● What you will do: Images should be left out, and everything else in the listing reproduced exactly.

● Supplied information:
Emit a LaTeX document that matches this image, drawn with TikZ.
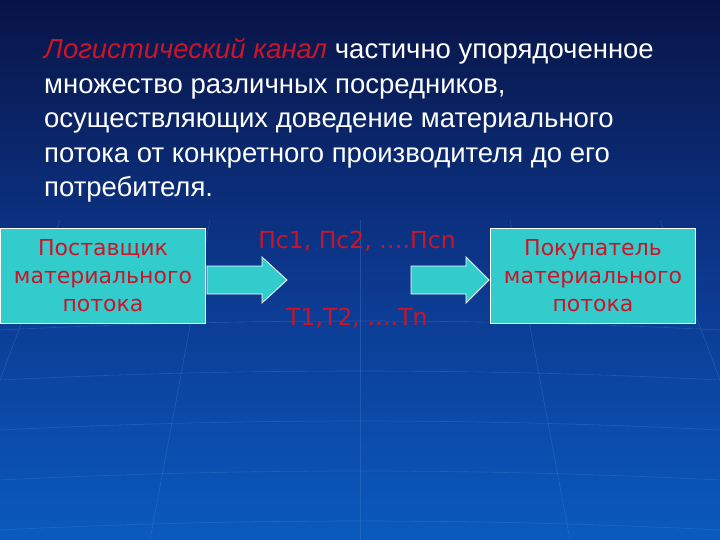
\documentclass[tikz,border=0pt]{standalone}
\usepackage{fontspec}
\setmainfont{Liberation Sans}
\newfontfamily\dv{DejaVu Sans}
\definecolor{bgtop}{RGB}{8,20,70}
\definecolor{bgbot}{RGB}{10,90,190}
\definecolor{teal}{RGB}{51,204,204}
\definecolor{tred}{RGB}{204,20,40}
\definecolor{grid}{RGB}{70,130,210}
\begin{document}
\begin{tikzpicture}[x=1pt,y=-1pt,
  box/.style={draw=white,line width=1pt,fill=teal,minimum width=205pt,minimum height=95pt,text=tred,font=\dv\fontsize{22}{28}\selectfont,align=center,anchor=north west,inner sep=0pt},
  fat/.style={draw=white,fill=teal,line width=0.8pt},
  lab/.style={text=tred,font=\dv\fontsize{23.5}{26}\selectfont}]
\useasboundingbox (0,0) rectangle (720,540);
\shade[top color=bgtop,bottom color=bgbot,middle color={rgb,255:red,12;green,55;blue,140}] (0,0) rectangle (720,540);
\begin{scope}[draw=grid,opacity=0.35,line width=0.6pt]
\foreach \y in {330,380,430,480,530} \draw (0,\y) .. controls (240,\y-12) and (480,\y-12) .. (720,\y);
\foreach \x in {-300,-150,0,150,300} \draw (360+\x,220) .. controls (360+1.2*\x,380) .. (360+1.4*\x,540);
\end{scope}
\node[anchor=north west,align=left,text=white,font=\fontsize{27.5}{34.5}\selectfont,inner sep=0pt] (t) at (44,38)
{{\color{tred}\itshape Логистический канал} частично упорядоченное\\
множество различных посредников,\\
осуществляющих доведение материального\\
потока от конкретного производителя до его\\
потребителя.};
\node[box] (a) at (0,228) {Поставщик\\материального\\потока};
\node[box] (b) at (490,228) {Покупатель\\материального\\потока};
\node[lab] (p) at (357,241) {Пс1, Пс2, ….Псn};
\node[lab] (q) at (357,318) {T1,T2, ….Tn};
\draw[fat] (207,266) -- (262,266) -- (262,257) -- (287,280) -- (262,303) -- (262,294) -- (207,294) -- cycle;
\draw[fat] (411,266) -- (466,266) -- (466,257) -- (489,280) -- (466,303) -- (466,294) -- (411,294) -- cycle;
\end{tikzpicture}
\end{document}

● Reply:
Emit a LaTeX document that matches this image, drawn with TikZ.
\documentclass[tikz,border=0pt]{standalone}
\usepackage{fontspec}
\setmainfont{Liberation Sans}
\newfontfamily\dv{DejaVu Sans}
\definecolor{bgtop}{RGB}{8,20,70}
\definecolor{bgbot}{RGB}{10,90,190}
\definecolor{teal}{RGB}{51,204,204}
\definecolor{tred}{RGB}{204,20,40}
\definecolor{grid}{RGB}{70,130,210}
\begin{document}
\begin{tikzpicture}[x=1pt,y=-1pt,
  box/.style={draw=white,line width=1pt,fill=teal,minimum width=205pt,minimum height=95pt,text=tred,font=\dv\fontsize{22}{28}\selectfont,align=center,anchor=north west,inner sep=0pt},
  fat/.style={draw=white,fill=teal,line width=0.8pt},
  lab/.style={text=tred,font=\dv\fontsize{23.5}{26}\selectfont}]
\useasboundingbox (0,0) rectangle (720,540);
\shade[top color=bgtop,bottom color=bgbot,middle color={rgb,255:red,12;green,55;blue,140}] (0,0) rectangle (720,540);
\begin{scope}[draw=grid,opacity=0.35,line width=0.6pt]
\foreach \y in {330,380,430,480,530} \draw (0,\y) .. controls (240,\y-12) and (480,\y-12) .. (720,\y);
\foreach \x in {-300,-150,0,150,300} \draw (360+\x,220) .. controls (360+1.2*\x,380) .. (360+1.4*\x,540);
\end{scope}
\node[anchor=north west,align=left,text=white,font=\fontsize{27.5}{34.5}\selectfont,inner sep=0pt] (t) at (44,38)
{{\color{tred}\itshape Логистический канал} частично упорядоченное\\
множество различных посредников,\\
осуществляющих доведение материального\\
потока от конкретного производителя до его\\
потребителя.};
\node[box] (a) at (0,228) {Поставщик\\материального\\потока};
\node[box] (b) at (490,228) {Покупатель\\материального\\потока};
\node[lab] (p) at (357,241) {Пс1, Пс2, ….Псn};
\node[lab] (q) at (357,318) {T1,T2, ….Tn};
\draw[fat] (207,266) -- (262,266) -- (262,257) -- (287,280) -- (262,303) -- (262,294) -- (207,294) -- cycle;
\draw[fat] (411,266) -- (466,266) -- (466,257) -- (489,280) -- (466,303) -- (466,294) -- (411,294) -- cycle;
\end{tikzpicture}
\end{document}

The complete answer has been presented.